Das Kapitel zu „Strukturproblemen der Vereinten Nationen und Reformkonzepte“ greift viele der in den vorhergehenden Kapiteln genannten Probleme wieder auf und erläutert an Hand derer, wo die strukturellen Schwächen (oder auch Stärken) der UN liegen. Allerdings liest sich dieser Abschnitt eher wie eine Wiederholung, da kaum wirklich neue Aspekte aufgegriffen werden. Einzig die Auseinandersetzung mit der internen und externen Kontrolle (Karl Th. Paschke), sowie mit der konkreten Finanzpolitik der UNO und ihren angegliederten Organen (Klaus Hüfner) eröffnet neue Einsichten. Jedoch wird auch hier wieder deutlich, was schon in vorherigen Beiträgen angeklungen ist: Dass die USA nicht nur politisch einen ernormen Einfluss auf die Arbeit der UN nehmen können, beziehungsweise sich ihrem Einfluss einfacher entziehen können als andere Mitgliedsländer, sondern dass sie ihre Forderungen und Präferenzen auch mit dem „ökonomischen Hebel“ durchzusetzen versuchen (S. 428).

Unter diesem Gesichtspunkt finde ich Volgers Schlussfolgerung, dass die UNO wohl keine „großen Reformen“ braucht, fragwürdig (S. 571). Sein Argument, dass sie diese ja „in ihrer mehr als sechzigjähreigen Geschichte [auch] nicht durchsetzen konnte“ klingt in diesem Zusammenhang auch eher schwach und wenig überzeugend. Sein Gegenvorschlag, „es [sei] besser […], eine so wichtige und komplexe Organisation wie die Vereinten Nationen ständig pragmatisch an Veränderungen anzupassen“ (ibid.), mag zwar aus Sicht eines langjährigen Mitarbeiters plausibel erscheinen, hilft aber nicht die offensichtlichen, und auch immer wieder in dem Buch erwähnten, Ungleichbehandlungen der verschiedenen Mitgliedsstaaten zu überwinden. Diese Haltung drückt auch aus, dass Volger keine substantielle Kritik an dem System der UN zulässt. Dabei sollte man durchaus hinterfragen dürfen, ob eine internationale Organisation, die sich zum einen auf ein Webersches Staatsverständnis beruft, aber auf der anderen Seite mit autokratischen Herrschaftssystemen kooperiert, heute noch zeitgemäß ist.
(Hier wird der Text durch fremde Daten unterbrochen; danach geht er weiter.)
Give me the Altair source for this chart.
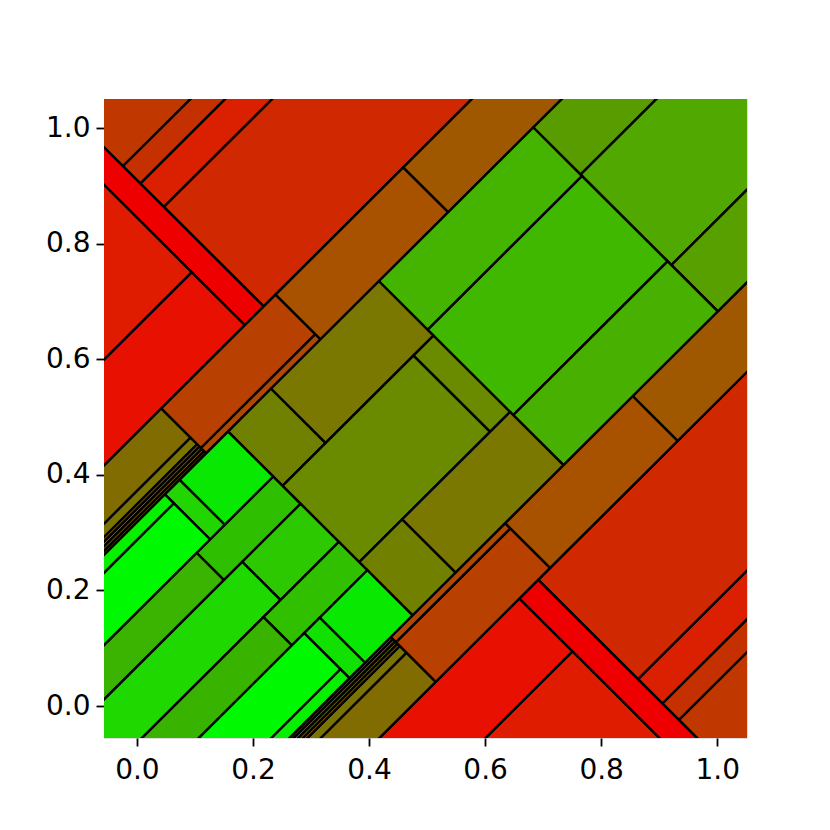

Zwar sind die ‚Grundlagen und Strukturen’ in diesem Sammelband ausführlich und eindringlich erläutert worden. Jedoch hätte ich mir von einem Buch, welches dazu beitragen möchte, „das Verständnis für die Bedeutung und die Arbeitsweise der Vereinten Nationen zu vertiefen“ (Vorwort), eine konsequent-kritischere Auseinandersetzung mit seinen Auswirkungen erhofft. Insgesamt bietet der Sammelband aber einen guten Einblick in die Funktionsweise des UN-Systems.

Anmerkungen:
1 Mit Beiträgen von Adolf von Wagner, Manfred Eisele, Norman Weiß, Jürgen Maier, Thomas Fues und Stephan Klingebiel.
2 Mit Beiträgen von Karl Th. Paschke, Jochen Prantl, Brigitte Hamm, Thomas Fitschen, Axel Wüstenhagen und Helmut Volger.